STATED PROBLEM ::
Return the data exactly, with all pictures removed.

Start of MATERIAL PROVIDED

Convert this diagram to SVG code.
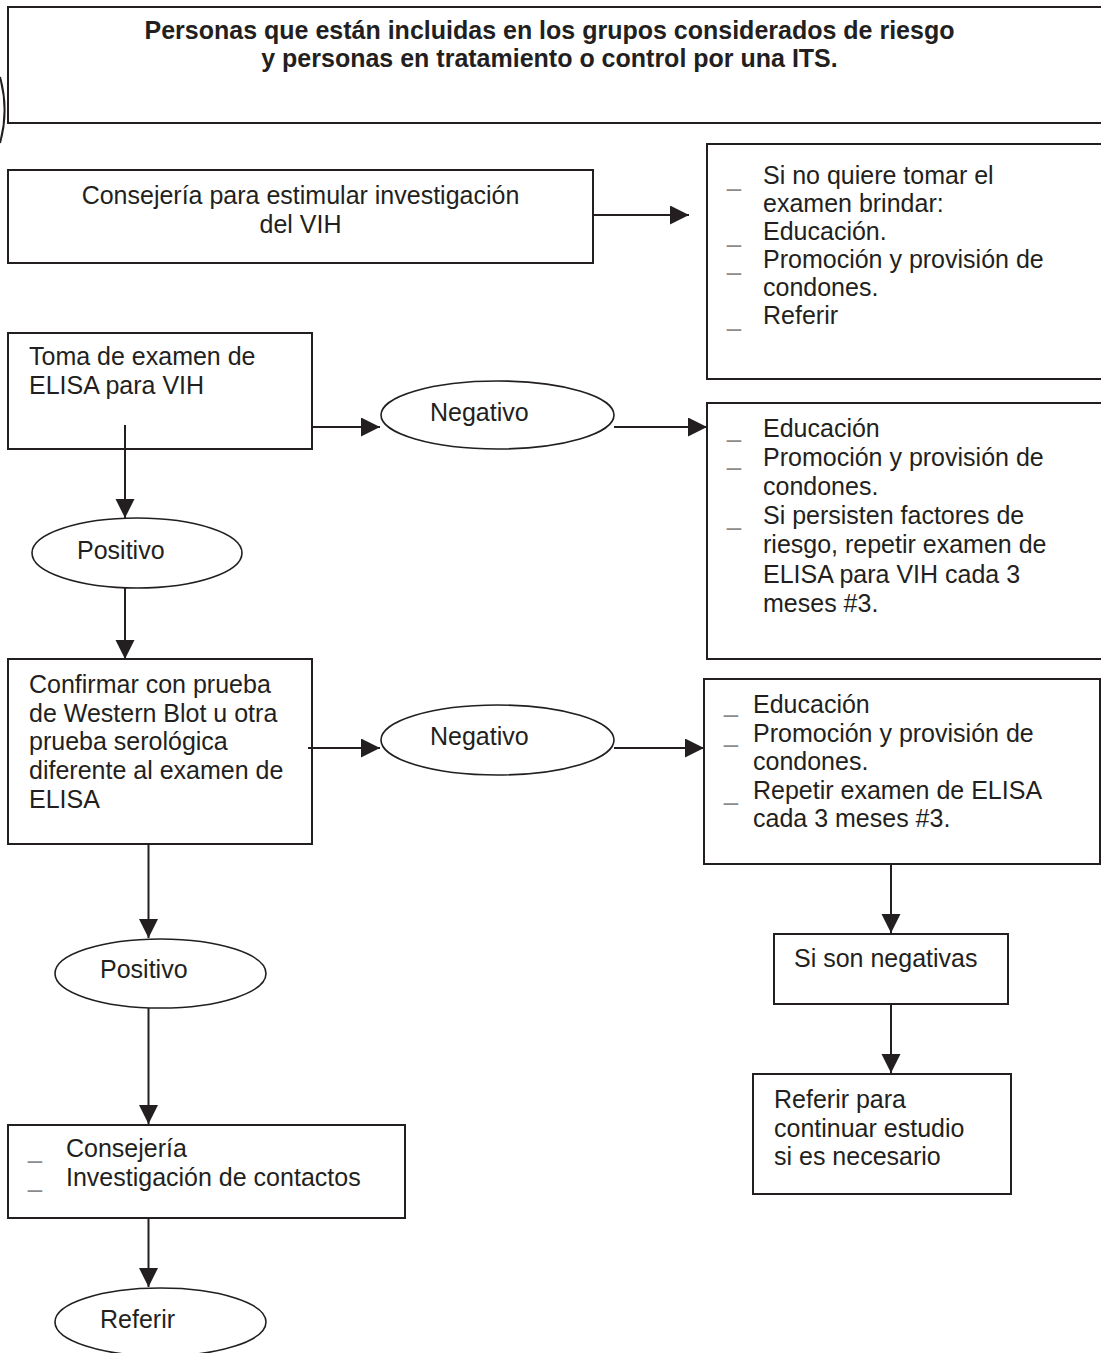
<svg xmlns="http://www.w3.org/2000/svg" width="1101" height="1353" viewBox="0 0 1101 1353">
<style>
.box{fill:#fff;stroke:#231f20;stroke-width:2}
.ell{fill:#fff;stroke:#231f20;stroke-width:1.6}
.t{font-family:"Liberation Sans",Arial,sans-serif;font-size:25px;fill:#231f20}
.b{font-weight:bold}
.d{font-family:"Liberation Sans",Arial,sans-serif;font-size:25px;fill:#8a8a8a}
.c{fill:none;stroke:#231f20;stroke-width:2}
</style>
<defs>
<marker id="ah" markerUnits="userSpaceOnUse" markerWidth="20" markerHeight="20" refX="19" refY="9.5" orient="auto">
<path d="M0,0 L19,9.5 L0,19 Z" fill="#231f20"/>
</marker>
</defs>
<rect width="1101" height="1353" fill="#fff"/>
<path d="M0,77 A123,123 0 0 1 0,143" fill="none" stroke="#231f20" stroke-width="2"/>

<g id="n-title">
<rect class="box" x="8" y="7" width="1110" height="116"/>
<text class="t b" text-anchor="middle" x="549.5" y="39">Personas que están incluidas en los grupos considerados de riesgo</text>
<text class="t b" text-anchor="middle" x="549.5" y="67">y personas en tratamiento o control por una ITS.</text>
</g>

<g id="n-consejeria">
<rect class="box" x="8" y="170" width="585" height="93"/>
<text class="t" text-anchor="middle" x="300.5" y="204">Consejería para estimular investigación</text>
<text class="t" text-anchor="middle" x="300.5" y="233">del VIH</text>
</g>

<g id="n-noquiere">
<rect class="box" x="707" y="144" width="410" height="235"/>
<text class="t" x="763" y="184">Si no quiere tomar el</text>
<text class="t" x="763" y="212">examen brindar:</text>
<text class="t" x="763" y="240">Educación.</text>
<text class="t" x="763" y="268">Promoción y provisión de</text>
<text class="t" x="763" y="296">condones.</text>
<text class="t" x="763" y="324">Referir</text>
<text class="d" x="727" y="186">_</text>
<text class="d" x="727" y="242">_</text>
<text class="d" x="727" y="270">_</text>
<text class="d" x="727" y="326">_</text>
</g>

<g id="n-elisa">
<rect class="box" x="8" y="333" width="304" height="116"/>
<text class="t" x="29" y="365">Toma de examen de</text>
<text class="t" x="29" y="394">ELISA para VIH</text>
</g>

<g id="n-negativo1">
<ellipse class="ell" cx="497.5" cy="415" rx="116.5" ry="34"/>
<text class="t" x="430" y="421">Negativo</text>
</g>

<g id="n-edu1">
<rect class="box" x="707" y="403" width="410" height="256"/>
<text class="t" x="763" y="437">Educación</text>
<text class="t" x="763" y="466">Promoción y provisión de</text>
<text class="t" x="763" y="495">condones.</text>
<text class="t" x="763" y="524">Si persisten factores de</text>
<text class="t" x="763" y="553">riesgo, repetir examen de</text>
<text class="t" x="763" y="583">ELISA para VIH cada 3</text>
<text class="t" x="763" y="612">meses #3.</text>
<text class="d" x="727" y="437">_</text>
<text class="d" x="727" y="465">_</text>
<text class="d" x="727" y="525">_</text>
</g>

<g id="n-positivo1">
<ellipse class="ell" cx="137" cy="553" rx="105" ry="35"/>
<text class="t" x="77" y="559">Positivo</text>
</g>

<g id="n-confirmar">
<rect class="box" x="8" y="659" width="304" height="185"/>
<text class="t" x="29" y="693">Confirmar con prueba</text>
<text class="t" x="29" y="722">de Western Blot u otra</text>
<text class="t" x="29" y="750">prueba serológica</text>
<text class="t" x="29" y="779">diferente al examen de</text>
<text class="t" x="29" y="808">ELISA</text>
</g>

<g id="n-negativo2">
<ellipse class="ell" cx="497.5" cy="740" rx="116.5" ry="35"/>
<text class="t" x="430" y="745">Negativo</text>
</g>

<g id="n-edu2">
<rect class="box" x="704" y="679" width="396" height="185"/>
<text class="t" x="753" y="713">Educación</text>
<text class="t" x="753" y="742">Promoción y provisión de</text>
<text class="t" x="753" y="770">condones.</text>
<text class="t" x="753" y="799">Repetir examen de ELISA</text>
<text class="t" x="753" y="827">cada 3 meses #3.</text>
<text class="d" x="724" y="712">_</text>
<text class="d" x="724" y="742">_</text>
<text class="d" x="724" y="800">_</text>
</g>

<g id="n-positivo2">
<ellipse class="ell" cx="160.5" cy="973.5" rx="105.5" ry="34.5"/>
<text class="t" x="100" y="978">Positivo</text>
</g>

<g id="n-sison">
<rect class="box" x="774" y="934" width="234" height="70"/>
<text class="t" x="794" y="967">Si son negativas</text>
</g>

<g id="n-referirpara">
<rect class="box" x="753" y="1074" width="258" height="120"/>
<text class="t" x="774" y="1108">Referir para</text>
<text class="t" x="774" y="1137">continuar estudio</text>
<text class="t" x="774" y="1165">si es necesario</text>
</g>

<g id="n-consejeria2">
<rect class="box" x="8" y="1125" width="397" height="93"/>
<text class="t" x="66" y="1157">Consejería</text>
<text class="t" x="66" y="1186">Investigación de contactos</text>
<text class="d" x="28" y="1158">_</text>
<text class="d" x="28" y="1187">_</text>
</g>

<g id="n-referir">
<ellipse class="ell" cx="160.5" cy="1322" rx="105.5" ry="34"/>
<text class="t" x="100" y="1328">Referir</text>
</g>

<g id="connectors">
<line class="c" x1="593" y1="215" x2="689" y2="215" marker-end="url(#ah)"/>
<line class="c" x1="312" y1="427" x2="380" y2="427" marker-end="url(#ah)"/>
<line class="c" x1="614" y1="427" x2="707" y2="427" marker-end="url(#ah)"/>
<line class="c" x1="125" y1="425" x2="125" y2="518" marker-end="url(#ah)"/>
<line class="c" x1="125" y1="588" x2="125" y2="659" marker-end="url(#ah)"/>
<line class="c" x1="308" y1="748" x2="380" y2="748" marker-end="url(#ah)"/>
<line class="c" x1="614" y1="748" x2="704" y2="748" marker-end="url(#ah)"/>
<line class="c" x1="148.5" y1="844" x2="148.5" y2="938" marker-end="url(#ah)"/>
<line class="c" x1="148.5" y1="1008" x2="148.5" y2="1124" marker-end="url(#ah)"/>
<line class="c" x1="148.5" y1="1218" x2="148.5" y2="1287" marker-end="url(#ah)"/>
<line class="c" x1="891" y1="864" x2="891" y2="933" marker-end="url(#ah)"/>
<line class="c" x1="891" y1="1004" x2="891" y2="1073" marker-end="url(#ah)"/>
</g>
</svg>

End of MATERIAL PROVIDED

FULL RESPONSE ::
Convert this diagram to SVG code.
<svg xmlns="http://www.w3.org/2000/svg" width="1101" height="1353" viewBox="0 0 1101 1353">
<style>
.box{fill:#fff;stroke:#231f20;stroke-width:2}
.ell{fill:#fff;stroke:#231f20;stroke-width:1.6}
.t{font-family:"Liberation Sans",Arial,sans-serif;font-size:25px;fill:#231f20}
.b{font-weight:bold}
.d{font-family:"Liberation Sans",Arial,sans-serif;font-size:25px;fill:#8a8a8a}
.c{fill:none;stroke:#231f20;stroke-width:2}
</style>
<defs>
<marker id="ah" markerUnits="userSpaceOnUse" markerWidth="20" markerHeight="20" refX="19" refY="9.5" orient="auto">
<path d="M0,0 L19,9.5 L0,19 Z" fill="#231f20"/>
</marker>
</defs>
<rect width="1101" height="1353" fill="#fff"/>
<path d="M0,77 A123,123 0 0 1 0,143" fill="none" stroke="#231f20" stroke-width="2"/>

<g id="n-title">
<rect class="box" x="8" y="7" width="1110" height="116"/>
<text class="t b" text-anchor="middle" x="549.5" y="39">Personas que están incluidas en los grupos considerados de riesgo</text>
<text class="t b" text-anchor="middle" x="549.5" y="67">y personas en tratamiento o control por una ITS.</text>
</g>

<g id="n-consejeria">
<rect class="box" x="8" y="170" width="585" height="93"/>
<text class="t" text-anchor="middle" x="300.5" y="204">Consejería para estimular investigación</text>
<text class="t" text-anchor="middle" x="300.5" y="233">del VIH</text>
</g>

<g id="n-noquiere">
<rect class="box" x="707" y="144" width="410" height="235"/>
<text class="t" x="763" y="184">Si no quiere tomar el</text>
<text class="t" x="763" y="212">examen brindar:</text>
<text class="t" x="763" y="240">Educación.</text>
<text class="t" x="763" y="268">Promoción y provisión de</text>
<text class="t" x="763" y="296">condones.</text>
<text class="t" x="763" y="324">Referir</text>
<text class="d" x="727" y="186">_</text>
<text class="d" x="727" y="242">_</text>
<text class="d" x="727" y="270">_</text>
<text class="d" x="727" y="326">_</text>
</g>

<g id="n-elisa">
<rect class="box" x="8" y="333" width="304" height="116"/>
<text class="t" x="29" y="365">Toma de examen de</text>
<text class="t" x="29" y="394">ELISA para VIH</text>
</g>

<g id="n-negativo1">
<ellipse class="ell" cx="497.5" cy="415" rx="116.5" ry="34"/>
<text class="t" x="430" y="421">Negativo</text>
</g>

<g id="n-edu1">
<rect class="box" x="707" y="403" width="410" height="256"/>
<text class="t" x="763" y="437">Educación</text>
<text class="t" x="763" y="466">Promoción y provisión de</text>
<text class="t" x="763" y="495">condones.</text>
<text class="t" x="763" y="524">Si persisten factores de</text>
<text class="t" x="763" y="553">riesgo, repetir examen de</text>
<text class="t" x="763" y="583">ELISA para VIH cada 3</text>
<text class="t" x="763" y="612">meses #3.</text>
<text class="d" x="727" y="437">_</text>
<text class="d" x="727" y="465">_</text>
<text class="d" x="727" y="525">_</text>
</g>

<g id="n-positivo1">
<ellipse class="ell" cx="137" cy="553" rx="105" ry="35"/>
<text class="t" x="77" y="559">Positivo</text>
</g>

<g id="n-confirmar">
<rect class="box" x="8" y="659" width="304" height="185"/>
<text class="t" x="29" y="693">Confirmar con prueba</text>
<text class="t" x="29" y="722">de Western Blot u otra</text>
<text class="t" x="29" y="750">prueba serológica</text>
<text class="t" x="29" y="779">diferente al examen de</text>
<text class="t" x="29" y="808">ELISA</text>
</g>

<g id="n-negativo2">
<ellipse class="ell" cx="497.5" cy="740" rx="116.5" ry="35"/>
<text class="t" x="430" y="745">Negativo</text>
</g>

<g id="n-edu2">
<rect class="box" x="704" y="679" width="396" height="185"/>
<text class="t" x="753" y="713">Educación</text>
<text class="t" x="753" y="742">Promoción y provisión de</text>
<text class="t" x="753" y="770">condones.</text>
<text class="t" x="753" y="799">Repetir examen de ELISA</text>
<text class="t" x="753" y="827">cada 3 meses #3.</text>
<text class="d" x="724" y="712">_</text>
<text class="d" x="724" y="742">_</text>
<text class="d" x="724" y="800">_</text>
</g>

<g id="n-positivo2">
<ellipse class="ell" cx="160.5" cy="973.5" rx="105.5" ry="34.5"/>
<text class="t" x="100" y="978">Positivo</text>
</g>

<g id="n-sison">
<rect class="box" x="774" y="934" width="234" height="70"/>
<text class="t" x="794" y="967">Si son negativas</text>
</g>

<g id="n-referirpara">
<rect class="box" x="753" y="1074" width="258" height="120"/>
<text class="t" x="774" y="1108">Referir para</text>
<text class="t" x="774" y="1137">continuar estudio</text>
<text class="t" x="774" y="1165">si es necesario</text>
</g>

<g id="n-consejeria2">
<rect class="box" x="8" y="1125" width="397" height="93"/>
<text class="t" x="66" y="1157">Consejería</text>
<text class="t" x="66" y="1186">Investigación de contactos</text>
<text class="d" x="28" y="1158">_</text>
<text class="d" x="28" y="1187">_</text>
</g>

<g id="n-referir">
<ellipse class="ell" cx="160.5" cy="1322" rx="105.5" ry="34"/>
<text class="t" x="100" y="1328">Referir</text>
</g>

<g id="connectors">
<line class="c" x1="593" y1="215" x2="689" y2="215" marker-end="url(#ah)"/>
<line class="c" x1="312" y1="427" x2="380" y2="427" marker-end="url(#ah)"/>
<line class="c" x1="614" y1="427" x2="707" y2="427" marker-end="url(#ah)"/>
<line class="c" x1="125" y1="425" x2="125" y2="518" marker-end="url(#ah)"/>
<line class="c" x1="125" y1="588" x2="125" y2="659" marker-end="url(#ah)"/>
<line class="c" x1="308" y1="748" x2="380" y2="748" marker-end="url(#ah)"/>
<line class="c" x1="614" y1="748" x2="704" y2="748" marker-end="url(#ah)"/>
<line class="c" x1="148.5" y1="844" x2="148.5" y2="938" marker-end="url(#ah)"/>
<line class="c" x1="148.5" y1="1008" x2="148.5" y2="1124" marker-end="url(#ah)"/>
<line class="c" x1="148.5" y1="1218" x2="148.5" y2="1287" marker-end="url(#ah)"/>
<line class="c" x1="891" y1="864" x2="891" y2="933" marker-end="url(#ah)"/>
<line class="c" x1="891" y1="1004" x2="891" y2="1073" marker-end="url(#ah)"/>
</g>
</svg>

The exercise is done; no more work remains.